I saw a job online for a waiter at a local restuarant. One of the requirements is "knowledge of food." Knowledge of food in what capacity? Any Average Joe could point to a burger and tell you it's a burger, or to a bowl of spaghetti and tell you it's a bowl of spaghetti. What do they mean?
- SCATTY cLv 62 months agoFavorite Answer
It doesn't mean the ability to differentiate between a burger and a plate of spaghetti. It means having some knowledge of food and cookery.
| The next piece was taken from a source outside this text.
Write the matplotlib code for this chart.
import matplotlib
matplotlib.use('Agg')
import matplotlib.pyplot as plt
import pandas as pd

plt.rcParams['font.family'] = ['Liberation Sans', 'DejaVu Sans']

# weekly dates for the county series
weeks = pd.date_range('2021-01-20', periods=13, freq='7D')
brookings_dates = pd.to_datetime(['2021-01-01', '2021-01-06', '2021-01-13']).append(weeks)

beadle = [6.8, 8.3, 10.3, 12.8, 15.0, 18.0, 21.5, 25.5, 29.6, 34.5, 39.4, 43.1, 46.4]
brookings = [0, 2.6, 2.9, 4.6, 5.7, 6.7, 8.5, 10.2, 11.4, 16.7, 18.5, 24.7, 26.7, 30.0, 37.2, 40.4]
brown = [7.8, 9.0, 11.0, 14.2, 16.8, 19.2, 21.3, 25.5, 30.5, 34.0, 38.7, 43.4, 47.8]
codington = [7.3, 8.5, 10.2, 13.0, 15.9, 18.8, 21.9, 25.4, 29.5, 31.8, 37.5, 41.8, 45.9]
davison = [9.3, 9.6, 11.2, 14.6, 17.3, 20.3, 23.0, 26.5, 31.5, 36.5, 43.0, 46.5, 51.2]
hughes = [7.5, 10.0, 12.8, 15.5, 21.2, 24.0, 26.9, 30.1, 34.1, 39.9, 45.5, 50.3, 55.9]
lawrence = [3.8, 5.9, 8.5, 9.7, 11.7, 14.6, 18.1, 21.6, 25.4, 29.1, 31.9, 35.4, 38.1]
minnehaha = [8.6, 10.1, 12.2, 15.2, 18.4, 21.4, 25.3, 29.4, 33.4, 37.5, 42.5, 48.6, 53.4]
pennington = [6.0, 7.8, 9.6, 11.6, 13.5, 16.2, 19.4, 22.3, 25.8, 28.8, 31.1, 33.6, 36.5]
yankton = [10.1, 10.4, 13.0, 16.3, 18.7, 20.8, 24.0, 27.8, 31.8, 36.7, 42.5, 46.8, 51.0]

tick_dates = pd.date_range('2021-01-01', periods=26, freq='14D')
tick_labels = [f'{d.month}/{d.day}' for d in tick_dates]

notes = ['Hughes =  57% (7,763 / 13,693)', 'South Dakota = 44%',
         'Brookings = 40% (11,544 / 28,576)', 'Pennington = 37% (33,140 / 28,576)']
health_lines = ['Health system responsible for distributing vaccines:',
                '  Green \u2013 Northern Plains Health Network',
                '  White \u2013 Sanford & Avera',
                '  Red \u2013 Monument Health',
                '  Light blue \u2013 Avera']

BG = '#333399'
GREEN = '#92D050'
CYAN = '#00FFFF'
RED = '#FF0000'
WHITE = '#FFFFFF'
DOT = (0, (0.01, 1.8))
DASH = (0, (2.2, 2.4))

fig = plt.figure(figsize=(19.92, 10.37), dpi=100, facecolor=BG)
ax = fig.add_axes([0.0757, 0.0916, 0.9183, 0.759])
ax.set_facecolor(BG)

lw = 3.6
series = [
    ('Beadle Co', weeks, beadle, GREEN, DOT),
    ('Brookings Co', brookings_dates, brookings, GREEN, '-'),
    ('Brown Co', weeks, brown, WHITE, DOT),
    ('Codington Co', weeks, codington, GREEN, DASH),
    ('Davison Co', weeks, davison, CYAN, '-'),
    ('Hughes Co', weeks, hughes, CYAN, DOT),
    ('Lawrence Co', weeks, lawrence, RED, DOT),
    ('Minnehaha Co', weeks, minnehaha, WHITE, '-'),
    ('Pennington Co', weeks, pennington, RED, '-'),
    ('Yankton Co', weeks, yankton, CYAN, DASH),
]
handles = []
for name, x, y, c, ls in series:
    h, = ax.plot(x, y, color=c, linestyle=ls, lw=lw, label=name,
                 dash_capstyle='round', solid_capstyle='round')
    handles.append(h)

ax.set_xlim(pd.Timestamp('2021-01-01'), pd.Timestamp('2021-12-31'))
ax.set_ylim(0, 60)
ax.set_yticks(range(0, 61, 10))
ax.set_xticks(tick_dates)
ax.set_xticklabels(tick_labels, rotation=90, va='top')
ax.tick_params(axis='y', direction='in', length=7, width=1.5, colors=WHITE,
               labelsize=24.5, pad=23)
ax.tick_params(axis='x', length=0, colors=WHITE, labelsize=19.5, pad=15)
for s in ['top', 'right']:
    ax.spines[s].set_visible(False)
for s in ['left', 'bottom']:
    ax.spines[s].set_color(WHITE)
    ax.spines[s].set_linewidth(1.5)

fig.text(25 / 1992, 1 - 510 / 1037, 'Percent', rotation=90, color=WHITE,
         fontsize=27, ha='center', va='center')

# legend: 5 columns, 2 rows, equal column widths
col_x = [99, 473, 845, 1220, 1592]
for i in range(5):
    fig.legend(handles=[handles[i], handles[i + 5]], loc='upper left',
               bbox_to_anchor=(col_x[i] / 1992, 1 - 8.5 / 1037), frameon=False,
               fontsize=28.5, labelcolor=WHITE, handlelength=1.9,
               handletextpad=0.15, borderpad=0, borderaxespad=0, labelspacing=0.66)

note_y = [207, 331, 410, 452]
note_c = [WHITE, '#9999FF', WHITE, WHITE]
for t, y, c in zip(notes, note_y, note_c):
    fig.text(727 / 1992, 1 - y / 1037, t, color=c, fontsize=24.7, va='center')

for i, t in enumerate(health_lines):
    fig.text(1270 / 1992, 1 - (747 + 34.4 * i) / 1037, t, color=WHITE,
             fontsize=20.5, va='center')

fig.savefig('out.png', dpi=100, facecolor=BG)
So, for example, if a customer asked you the difference between rump steak, t bone steak and fillet steak, or which steak was best to choose if you liked it cooked very well done. You would have the ability to explain the difference, rather than stand there looking gormless and the customer having to ask you to fetch someone a bit more clued up.
- SumDudeLv 72 months ago
Kind of fish, spices in spaghetti sauce, what foreign terms mean in realtion to food prep,
- n2mamaLv 72 months ago
I think it would be more like, do you know what a shallot is? What does fennel taste like? If I’m looking for a leaner steak should I order the ribeye or the Filet Mignon? What does it mean that my meat is braised? Especially if it’s a higher end restaurant, diners are going to have questions, and you need to have enough food knowledge to be able to describe and explain dishes and answer questions diners have.
- Anonymous2 months ago
Probably specific knowledge of their perhaps high end food.
spaghetti bolognese sounds better than plain bowl of spaghetti when someone is spending $15-20 on an entree.